**Your instructions:** Emit a verbatim copy of the lines below from the line with "Generate a web" through the line with "const yTicks = [0, 10, 20, 30, 40, 50, 60, 70];", excluding pictures and everything outside that range.

* START Supplied data *

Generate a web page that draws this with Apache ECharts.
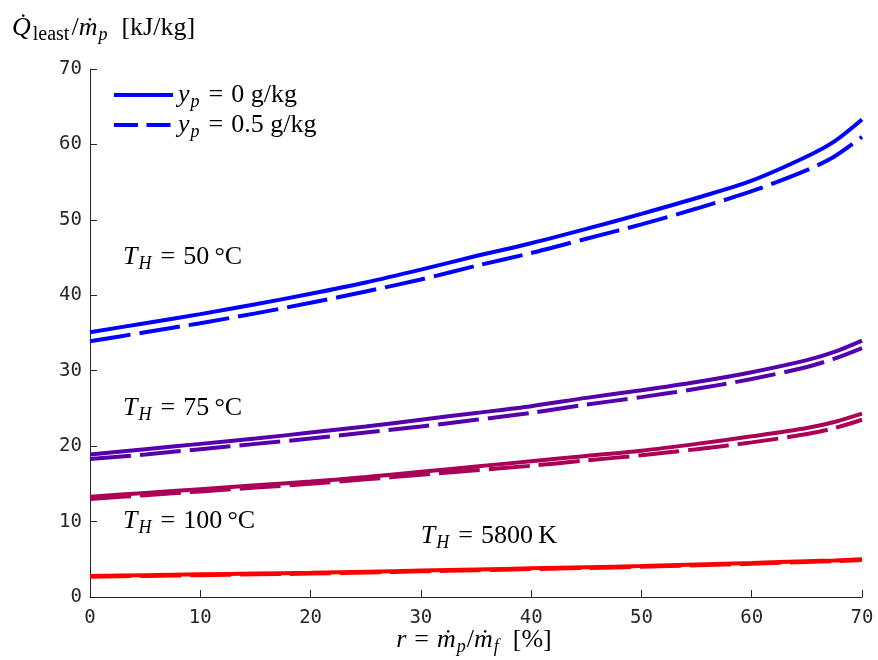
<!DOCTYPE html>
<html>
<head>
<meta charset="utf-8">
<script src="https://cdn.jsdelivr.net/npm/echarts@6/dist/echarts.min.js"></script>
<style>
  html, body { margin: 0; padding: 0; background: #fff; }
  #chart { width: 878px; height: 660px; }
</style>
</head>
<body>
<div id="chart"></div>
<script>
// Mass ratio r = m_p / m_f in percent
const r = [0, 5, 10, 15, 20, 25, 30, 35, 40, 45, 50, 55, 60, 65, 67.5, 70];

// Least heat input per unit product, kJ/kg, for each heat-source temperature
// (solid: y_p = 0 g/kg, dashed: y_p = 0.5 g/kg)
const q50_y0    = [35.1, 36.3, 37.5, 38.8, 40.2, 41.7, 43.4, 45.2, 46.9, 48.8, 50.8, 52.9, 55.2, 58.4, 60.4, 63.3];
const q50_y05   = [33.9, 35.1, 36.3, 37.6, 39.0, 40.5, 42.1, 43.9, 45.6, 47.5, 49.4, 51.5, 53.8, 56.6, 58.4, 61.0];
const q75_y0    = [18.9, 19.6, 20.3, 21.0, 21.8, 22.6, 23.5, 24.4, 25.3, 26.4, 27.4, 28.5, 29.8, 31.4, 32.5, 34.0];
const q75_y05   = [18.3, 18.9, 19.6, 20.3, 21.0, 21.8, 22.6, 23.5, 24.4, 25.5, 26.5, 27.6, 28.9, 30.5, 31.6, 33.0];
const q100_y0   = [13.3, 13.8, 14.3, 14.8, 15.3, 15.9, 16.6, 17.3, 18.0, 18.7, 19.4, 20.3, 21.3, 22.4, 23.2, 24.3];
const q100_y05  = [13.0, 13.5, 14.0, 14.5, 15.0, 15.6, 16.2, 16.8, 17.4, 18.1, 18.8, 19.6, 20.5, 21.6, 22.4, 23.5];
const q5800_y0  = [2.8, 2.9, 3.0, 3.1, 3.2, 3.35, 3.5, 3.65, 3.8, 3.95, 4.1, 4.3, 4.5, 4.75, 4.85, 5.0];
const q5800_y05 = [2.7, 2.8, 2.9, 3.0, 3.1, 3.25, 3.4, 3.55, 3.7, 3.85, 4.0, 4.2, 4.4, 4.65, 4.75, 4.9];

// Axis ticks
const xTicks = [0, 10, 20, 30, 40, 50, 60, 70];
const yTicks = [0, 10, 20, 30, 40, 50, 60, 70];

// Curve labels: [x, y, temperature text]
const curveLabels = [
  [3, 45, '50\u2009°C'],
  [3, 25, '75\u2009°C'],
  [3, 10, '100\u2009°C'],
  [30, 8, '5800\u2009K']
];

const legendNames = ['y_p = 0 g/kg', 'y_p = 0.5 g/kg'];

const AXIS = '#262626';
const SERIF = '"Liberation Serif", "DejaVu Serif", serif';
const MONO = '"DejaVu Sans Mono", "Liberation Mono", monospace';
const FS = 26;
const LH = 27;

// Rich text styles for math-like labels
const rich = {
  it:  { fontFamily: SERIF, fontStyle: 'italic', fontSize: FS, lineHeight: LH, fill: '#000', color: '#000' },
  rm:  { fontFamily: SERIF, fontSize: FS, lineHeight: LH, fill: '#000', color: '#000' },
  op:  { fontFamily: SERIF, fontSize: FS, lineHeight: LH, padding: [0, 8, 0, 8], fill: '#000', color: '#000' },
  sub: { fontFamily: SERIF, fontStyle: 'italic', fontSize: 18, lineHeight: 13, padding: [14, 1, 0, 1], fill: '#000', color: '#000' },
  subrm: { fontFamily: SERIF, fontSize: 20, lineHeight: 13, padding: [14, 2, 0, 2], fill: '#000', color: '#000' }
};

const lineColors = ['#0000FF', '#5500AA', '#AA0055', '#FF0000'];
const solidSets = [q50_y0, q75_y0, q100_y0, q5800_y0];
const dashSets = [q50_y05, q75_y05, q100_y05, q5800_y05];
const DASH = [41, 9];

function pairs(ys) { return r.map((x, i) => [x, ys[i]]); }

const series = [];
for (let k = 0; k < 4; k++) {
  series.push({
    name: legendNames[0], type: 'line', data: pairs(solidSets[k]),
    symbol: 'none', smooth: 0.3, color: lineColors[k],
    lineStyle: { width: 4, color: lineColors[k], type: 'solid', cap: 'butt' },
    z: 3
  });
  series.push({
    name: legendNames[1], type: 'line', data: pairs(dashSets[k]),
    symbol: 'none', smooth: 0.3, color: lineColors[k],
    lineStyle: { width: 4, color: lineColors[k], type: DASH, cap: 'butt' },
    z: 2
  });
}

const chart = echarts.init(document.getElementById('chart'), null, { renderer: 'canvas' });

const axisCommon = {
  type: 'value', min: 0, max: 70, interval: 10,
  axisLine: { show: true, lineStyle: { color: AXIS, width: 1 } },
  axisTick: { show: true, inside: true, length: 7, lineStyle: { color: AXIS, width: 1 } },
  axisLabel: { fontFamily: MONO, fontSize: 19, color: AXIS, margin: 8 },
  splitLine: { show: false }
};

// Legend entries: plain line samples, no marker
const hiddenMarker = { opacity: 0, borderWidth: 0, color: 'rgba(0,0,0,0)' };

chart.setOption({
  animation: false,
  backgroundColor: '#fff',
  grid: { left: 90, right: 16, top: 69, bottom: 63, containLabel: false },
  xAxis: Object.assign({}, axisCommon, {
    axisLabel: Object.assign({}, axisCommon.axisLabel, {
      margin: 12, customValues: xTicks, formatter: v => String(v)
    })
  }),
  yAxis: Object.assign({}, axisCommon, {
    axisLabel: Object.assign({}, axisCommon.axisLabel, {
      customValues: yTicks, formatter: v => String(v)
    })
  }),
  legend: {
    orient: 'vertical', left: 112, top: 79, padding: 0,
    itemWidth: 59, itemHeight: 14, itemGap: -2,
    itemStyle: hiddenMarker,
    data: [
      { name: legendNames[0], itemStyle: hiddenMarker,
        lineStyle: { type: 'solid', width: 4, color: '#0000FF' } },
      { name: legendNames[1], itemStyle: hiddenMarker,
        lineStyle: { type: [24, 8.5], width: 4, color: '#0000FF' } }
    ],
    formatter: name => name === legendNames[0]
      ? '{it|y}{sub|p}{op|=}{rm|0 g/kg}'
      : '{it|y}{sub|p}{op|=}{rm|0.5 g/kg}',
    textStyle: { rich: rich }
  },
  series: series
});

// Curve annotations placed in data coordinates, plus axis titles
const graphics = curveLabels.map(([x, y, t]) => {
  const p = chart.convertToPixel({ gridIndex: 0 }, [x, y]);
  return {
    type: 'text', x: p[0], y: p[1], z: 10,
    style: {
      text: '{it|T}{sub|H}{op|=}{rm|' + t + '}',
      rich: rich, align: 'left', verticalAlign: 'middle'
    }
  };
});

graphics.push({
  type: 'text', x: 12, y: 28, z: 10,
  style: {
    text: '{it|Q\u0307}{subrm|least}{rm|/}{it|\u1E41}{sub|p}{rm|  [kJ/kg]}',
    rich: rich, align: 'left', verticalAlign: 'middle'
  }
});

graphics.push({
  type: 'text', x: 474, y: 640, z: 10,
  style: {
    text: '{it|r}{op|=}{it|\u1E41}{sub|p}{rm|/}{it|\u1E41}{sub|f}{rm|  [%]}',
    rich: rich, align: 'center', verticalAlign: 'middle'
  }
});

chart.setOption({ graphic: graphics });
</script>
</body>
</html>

* END Supplied data *
* START Supplied data *

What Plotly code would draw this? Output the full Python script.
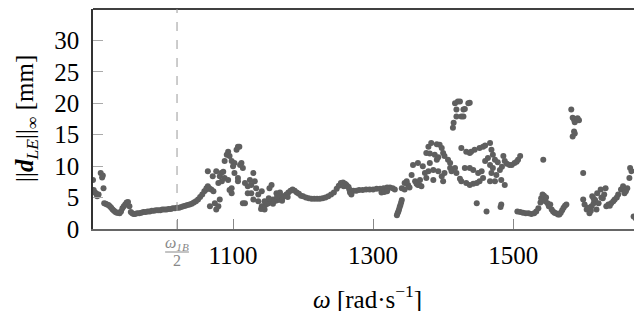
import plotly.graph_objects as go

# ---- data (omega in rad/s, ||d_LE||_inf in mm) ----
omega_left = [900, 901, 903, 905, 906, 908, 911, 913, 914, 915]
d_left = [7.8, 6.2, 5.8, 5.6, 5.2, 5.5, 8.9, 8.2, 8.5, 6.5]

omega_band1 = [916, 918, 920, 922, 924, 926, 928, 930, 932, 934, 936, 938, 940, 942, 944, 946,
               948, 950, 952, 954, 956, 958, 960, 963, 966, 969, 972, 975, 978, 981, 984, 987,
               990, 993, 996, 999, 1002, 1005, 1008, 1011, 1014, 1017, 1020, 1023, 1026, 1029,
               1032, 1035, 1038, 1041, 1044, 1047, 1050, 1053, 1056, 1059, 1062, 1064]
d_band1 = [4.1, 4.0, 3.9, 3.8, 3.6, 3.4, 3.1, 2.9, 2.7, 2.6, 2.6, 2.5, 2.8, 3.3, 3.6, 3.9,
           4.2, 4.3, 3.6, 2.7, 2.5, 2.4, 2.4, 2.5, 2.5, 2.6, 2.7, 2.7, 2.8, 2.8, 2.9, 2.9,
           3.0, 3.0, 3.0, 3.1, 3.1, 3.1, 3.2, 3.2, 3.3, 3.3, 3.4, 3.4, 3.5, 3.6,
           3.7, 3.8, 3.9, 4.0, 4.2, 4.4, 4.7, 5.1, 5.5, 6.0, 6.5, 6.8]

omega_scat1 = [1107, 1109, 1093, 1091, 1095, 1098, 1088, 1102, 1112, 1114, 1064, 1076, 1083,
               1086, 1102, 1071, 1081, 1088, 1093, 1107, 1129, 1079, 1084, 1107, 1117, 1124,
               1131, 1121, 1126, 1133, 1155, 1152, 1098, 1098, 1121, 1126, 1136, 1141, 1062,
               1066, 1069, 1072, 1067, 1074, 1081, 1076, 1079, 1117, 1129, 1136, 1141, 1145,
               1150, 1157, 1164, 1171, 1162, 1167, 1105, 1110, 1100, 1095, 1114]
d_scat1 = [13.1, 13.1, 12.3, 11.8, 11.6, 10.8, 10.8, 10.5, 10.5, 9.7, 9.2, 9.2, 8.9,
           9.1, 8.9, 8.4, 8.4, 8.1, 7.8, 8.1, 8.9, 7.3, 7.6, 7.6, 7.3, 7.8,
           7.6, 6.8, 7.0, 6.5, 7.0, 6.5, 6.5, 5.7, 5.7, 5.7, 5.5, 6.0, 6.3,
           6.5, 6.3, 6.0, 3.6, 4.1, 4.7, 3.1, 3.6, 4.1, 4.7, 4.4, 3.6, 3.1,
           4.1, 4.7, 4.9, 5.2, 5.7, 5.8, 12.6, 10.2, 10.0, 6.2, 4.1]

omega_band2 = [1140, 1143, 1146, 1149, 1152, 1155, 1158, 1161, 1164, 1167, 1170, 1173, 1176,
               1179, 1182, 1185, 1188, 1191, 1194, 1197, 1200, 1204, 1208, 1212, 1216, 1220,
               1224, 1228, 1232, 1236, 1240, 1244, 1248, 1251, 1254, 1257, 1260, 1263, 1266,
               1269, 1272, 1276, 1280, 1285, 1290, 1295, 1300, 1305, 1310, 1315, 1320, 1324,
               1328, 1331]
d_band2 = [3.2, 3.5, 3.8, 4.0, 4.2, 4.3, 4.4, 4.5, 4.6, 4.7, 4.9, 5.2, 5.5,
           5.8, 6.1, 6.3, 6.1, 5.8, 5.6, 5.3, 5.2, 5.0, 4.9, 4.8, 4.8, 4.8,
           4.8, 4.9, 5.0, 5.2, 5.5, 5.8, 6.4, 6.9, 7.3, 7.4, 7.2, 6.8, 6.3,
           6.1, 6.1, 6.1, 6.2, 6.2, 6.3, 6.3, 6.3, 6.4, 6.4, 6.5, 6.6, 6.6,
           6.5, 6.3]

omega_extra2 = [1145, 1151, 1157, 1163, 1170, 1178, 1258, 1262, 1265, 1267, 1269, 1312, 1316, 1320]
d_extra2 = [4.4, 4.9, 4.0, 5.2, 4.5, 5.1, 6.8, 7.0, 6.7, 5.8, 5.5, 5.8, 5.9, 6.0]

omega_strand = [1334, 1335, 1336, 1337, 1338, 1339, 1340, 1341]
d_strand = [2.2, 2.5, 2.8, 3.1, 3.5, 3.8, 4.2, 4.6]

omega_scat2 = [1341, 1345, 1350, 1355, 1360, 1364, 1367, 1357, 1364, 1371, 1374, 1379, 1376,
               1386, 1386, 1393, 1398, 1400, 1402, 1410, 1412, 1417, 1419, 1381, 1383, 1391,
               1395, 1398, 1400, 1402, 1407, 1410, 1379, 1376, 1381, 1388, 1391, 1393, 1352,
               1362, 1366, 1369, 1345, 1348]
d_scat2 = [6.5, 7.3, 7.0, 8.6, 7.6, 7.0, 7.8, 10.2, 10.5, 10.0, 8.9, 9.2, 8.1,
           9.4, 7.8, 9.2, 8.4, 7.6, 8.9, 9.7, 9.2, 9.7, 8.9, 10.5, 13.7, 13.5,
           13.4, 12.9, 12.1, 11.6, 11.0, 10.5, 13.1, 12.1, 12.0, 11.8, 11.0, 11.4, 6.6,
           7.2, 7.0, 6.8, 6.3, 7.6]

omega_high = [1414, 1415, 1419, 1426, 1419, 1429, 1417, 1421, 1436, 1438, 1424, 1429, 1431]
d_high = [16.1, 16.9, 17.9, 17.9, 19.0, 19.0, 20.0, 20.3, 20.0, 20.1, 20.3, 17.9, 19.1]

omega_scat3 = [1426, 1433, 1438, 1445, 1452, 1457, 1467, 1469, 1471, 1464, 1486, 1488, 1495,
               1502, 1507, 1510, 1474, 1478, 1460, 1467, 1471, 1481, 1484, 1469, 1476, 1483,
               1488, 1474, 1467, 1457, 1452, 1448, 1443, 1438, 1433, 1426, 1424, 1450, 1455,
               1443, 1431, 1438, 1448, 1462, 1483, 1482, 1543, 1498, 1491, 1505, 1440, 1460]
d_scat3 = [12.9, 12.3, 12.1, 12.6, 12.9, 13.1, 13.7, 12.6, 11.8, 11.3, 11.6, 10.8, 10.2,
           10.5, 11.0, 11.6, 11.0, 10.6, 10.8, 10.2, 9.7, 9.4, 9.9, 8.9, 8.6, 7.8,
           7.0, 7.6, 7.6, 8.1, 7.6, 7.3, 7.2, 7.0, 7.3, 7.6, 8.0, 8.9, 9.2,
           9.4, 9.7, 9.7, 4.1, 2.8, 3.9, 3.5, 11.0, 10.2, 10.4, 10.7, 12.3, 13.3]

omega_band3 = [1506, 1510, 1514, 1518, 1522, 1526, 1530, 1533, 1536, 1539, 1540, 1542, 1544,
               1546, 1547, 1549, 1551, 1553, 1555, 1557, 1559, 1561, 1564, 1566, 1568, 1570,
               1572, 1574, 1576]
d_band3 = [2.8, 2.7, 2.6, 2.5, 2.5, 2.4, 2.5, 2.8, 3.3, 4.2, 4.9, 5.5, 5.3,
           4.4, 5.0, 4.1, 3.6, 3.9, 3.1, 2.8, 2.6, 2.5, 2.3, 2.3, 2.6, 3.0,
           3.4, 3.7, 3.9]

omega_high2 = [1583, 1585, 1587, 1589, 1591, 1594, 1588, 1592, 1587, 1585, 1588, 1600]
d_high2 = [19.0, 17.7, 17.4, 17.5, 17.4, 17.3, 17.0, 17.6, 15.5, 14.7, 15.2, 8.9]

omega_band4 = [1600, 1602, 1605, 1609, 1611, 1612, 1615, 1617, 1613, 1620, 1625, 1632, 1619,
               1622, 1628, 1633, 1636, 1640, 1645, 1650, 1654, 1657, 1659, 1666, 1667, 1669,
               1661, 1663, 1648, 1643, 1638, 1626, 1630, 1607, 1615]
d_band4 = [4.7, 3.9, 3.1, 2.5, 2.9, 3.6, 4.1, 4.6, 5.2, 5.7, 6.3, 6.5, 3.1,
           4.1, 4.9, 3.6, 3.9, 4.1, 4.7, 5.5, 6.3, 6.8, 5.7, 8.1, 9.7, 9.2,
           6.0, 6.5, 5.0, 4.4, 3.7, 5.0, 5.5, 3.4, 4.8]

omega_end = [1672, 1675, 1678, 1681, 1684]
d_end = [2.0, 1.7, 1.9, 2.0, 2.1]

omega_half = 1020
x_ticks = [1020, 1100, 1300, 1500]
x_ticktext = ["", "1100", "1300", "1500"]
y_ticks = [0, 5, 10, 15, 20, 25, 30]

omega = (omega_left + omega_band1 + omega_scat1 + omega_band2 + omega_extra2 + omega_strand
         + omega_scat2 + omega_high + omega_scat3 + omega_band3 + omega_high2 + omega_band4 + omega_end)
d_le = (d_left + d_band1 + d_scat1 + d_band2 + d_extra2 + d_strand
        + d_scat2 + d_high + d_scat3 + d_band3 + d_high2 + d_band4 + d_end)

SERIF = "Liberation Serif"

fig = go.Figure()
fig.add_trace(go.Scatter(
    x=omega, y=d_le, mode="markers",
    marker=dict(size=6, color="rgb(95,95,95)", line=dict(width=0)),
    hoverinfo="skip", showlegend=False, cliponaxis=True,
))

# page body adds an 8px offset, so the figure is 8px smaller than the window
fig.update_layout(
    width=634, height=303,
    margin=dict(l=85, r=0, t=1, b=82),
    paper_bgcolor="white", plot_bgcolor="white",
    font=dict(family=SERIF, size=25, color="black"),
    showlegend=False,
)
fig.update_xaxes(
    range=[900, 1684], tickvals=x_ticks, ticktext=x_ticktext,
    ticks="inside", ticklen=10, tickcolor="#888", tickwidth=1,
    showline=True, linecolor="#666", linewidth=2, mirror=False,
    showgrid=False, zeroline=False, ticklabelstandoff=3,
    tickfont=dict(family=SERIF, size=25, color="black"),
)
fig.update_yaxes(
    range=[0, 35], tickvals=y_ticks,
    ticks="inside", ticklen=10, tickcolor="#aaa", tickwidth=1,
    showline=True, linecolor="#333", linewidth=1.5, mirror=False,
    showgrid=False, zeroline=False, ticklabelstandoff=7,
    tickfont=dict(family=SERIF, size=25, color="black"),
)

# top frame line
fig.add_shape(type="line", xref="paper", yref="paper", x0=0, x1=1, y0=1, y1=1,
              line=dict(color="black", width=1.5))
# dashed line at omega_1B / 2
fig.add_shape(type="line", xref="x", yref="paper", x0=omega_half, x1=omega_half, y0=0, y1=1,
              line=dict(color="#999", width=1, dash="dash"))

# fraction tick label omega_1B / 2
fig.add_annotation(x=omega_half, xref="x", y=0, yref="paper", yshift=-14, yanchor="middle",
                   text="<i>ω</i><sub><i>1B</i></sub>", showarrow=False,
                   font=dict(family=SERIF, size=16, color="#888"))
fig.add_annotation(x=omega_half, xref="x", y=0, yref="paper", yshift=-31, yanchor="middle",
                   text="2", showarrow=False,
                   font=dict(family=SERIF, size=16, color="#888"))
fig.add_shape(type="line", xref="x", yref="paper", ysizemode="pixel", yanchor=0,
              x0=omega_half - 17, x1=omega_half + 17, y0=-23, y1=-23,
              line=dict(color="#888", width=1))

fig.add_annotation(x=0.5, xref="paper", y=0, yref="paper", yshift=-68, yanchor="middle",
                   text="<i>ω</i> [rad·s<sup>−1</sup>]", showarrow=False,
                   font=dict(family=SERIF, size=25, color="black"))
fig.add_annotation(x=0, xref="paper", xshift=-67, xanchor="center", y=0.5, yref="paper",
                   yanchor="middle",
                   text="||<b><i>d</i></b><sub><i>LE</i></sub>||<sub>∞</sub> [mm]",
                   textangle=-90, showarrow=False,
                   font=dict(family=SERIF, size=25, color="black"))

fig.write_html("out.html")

* END Supplied data *

**Task response:**
Generate a web page that draws this with Apache ECharts.
<!DOCTYPE html>
<html>
<head>
<meta charset="utf-8">
<script src="https://cdn.jsdelivr.net/npm/echarts@6/dist/echarts.min.js"></script>
<style>
  html, body { margin: 0; padding: 0; background: #fff; }
  #chart { width: 878px; height: 660px; }
</style>
</head>
<body>
<div id="chart"></div>
<script>
// Mass ratio r = m_p / m_f in percent
const r = [0, 5, 10, 15, 20, 25, 30, 35, 40, 45, 50, 55, 60, 65, 67.5, 70];

// Least heat input per unit product, kJ/kg, for each heat-source temperature
// (solid: y_p = 0 g/kg, dashed: y_p = 0.5 g/kg)
const q50_y0    = [35.1, 36.3, 37.5, 38.8, 40.2, 41.7, 43.4, 45.2, 46.9, 48.8, 50.8, 52.9, 55.2, 58.4, 60.4, 63.3];
const q50_y05   = [33.9, 35.1, 36.3, 37.6, 39.0, 40.5, 42.1, 43.9, 45.6, 47.5, 49.4, 51.5, 53.8, 56.6, 58.4, 61.0];
const q75_y0    = [18.9, 19.6, 20.3, 21.0, 21.8, 22.6, 23.5, 24.4, 25.3, 26.4, 27.4, 28.5, 29.8, 31.4, 32.5, 34.0];
const q75_y05   = [18.3, 18.9, 19.6, 20.3, 21.0, 21.8, 22.6, 23.5, 24.4, 25.5, 26.5, 27.6, 28.9, 30.5, 31.6, 33.0];
const q100_y0   = [13.3, 13.8, 14.3, 14.8, 15.3, 15.9, 16.6, 17.3, 18.0, 18.7, 19.4, 20.3, 21.3, 22.4, 23.2, 24.3];
const q100_y05  = [13.0, 13.5, 14.0, 14.5, 15.0, 15.6, 16.2, 16.8, 17.4, 18.1, 18.8, 19.6, 20.5, 21.6, 22.4, 23.5];
const q5800_y0  = [2.8, 2.9, 3.0, 3.1, 3.2, 3.35, 3.5, 3.65, 3.8, 3.95, 4.1, 4.3, 4.5, 4.75, 4.85, 5.0];
const q5800_y05 = [2.7, 2.8, 2.9, 3.0, 3.1, 3.25, 3.4, 3.55, 3.7, 3.85, 4.0, 4.2, 4.4, 4.65, 4.75, 4.9];

// Axis ticks
const xTicks = [0, 10, 20, 30, 40, 50, 60, 70];
const yTicks = [0, 10, 20, 30, 40, 50, 60, 70];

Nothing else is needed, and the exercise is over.